While I was shopping, I heard my name. It was Kiri, one of the new group. Ten members of Group 84 have been in Savaii for the last couple of days, meeting their new families and visiting the schools where they’ll be living.
We were asked to leave them alone, allowing them to have the time to start getting to know their new families and villages. I tried. I didn’t go to the wharf to meet them when they arrived, which was disappointing for me.
I was happy to see Kiri and invited her to join Pat and I at Burger Bill’s. She’d been up since 4:25 a.m. but the bus didn’t show and they missed the 8:00 a.m. boat. Plus, the 10:00 a.m. boat was cancelled, so she had time to kill. Welcome to Savaii!
I was surprised when one of the group showed up on my doorstep on Thursday night at 9:30 p.m. She, of course, was not alone. Her new host parents brought her over. Not to worry, friends and loved ones of Angelina, she was fine. They just wanted to stop by because they know me and figured it would be nice for the new Pisi Koa to chat with the old Pisi Koa.
They also wanted to show her my house and invite me to spend the afternoon and evening with them on Friday.

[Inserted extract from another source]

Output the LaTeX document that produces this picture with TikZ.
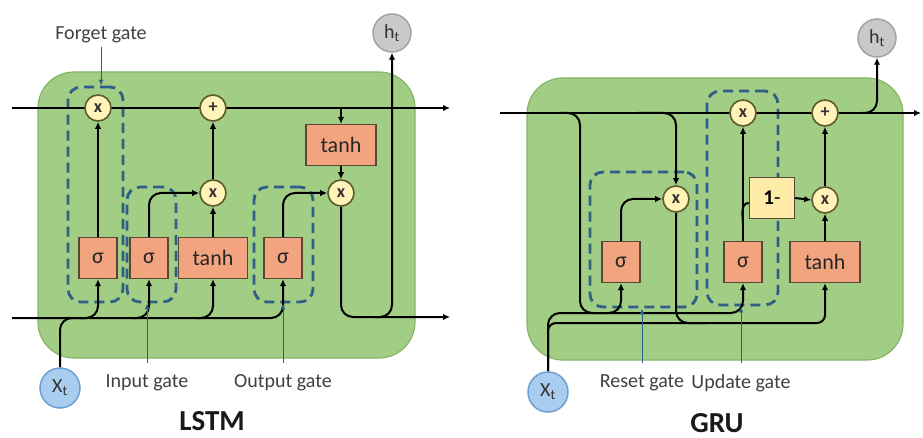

The plan was to take Lina to school on Friday, go shopping in Salelologa after school and pick me up about 3:00 p.m. Then, they’d drop Lina and me off at the beach at Lano so we could swim while they headed home to cook dinner. They’d pick us up again later and have dinner, then they’d drop me off at home in Faga, which is only about a 15 minute drive to Pu’apu’a.
The plan was fine except that when they were ready to pick me up I was still at the hospital. Because the infection has spread, I felt generally crappy and more like sleeping than hanging out at the beach, so I headed home instead.
I was on the internet when they arrived close to 9:00 p.m. to drop off dinner. It was really thoughtful of them to bring me food, although one benefit of the infection is that my appetite is pretty much gone.
It’s really hard for me to believe that by the time the new group moves to Savaii in December, I’ll have been home for almost a month. In some ways, I’m very jealous that they’re just starting their time here.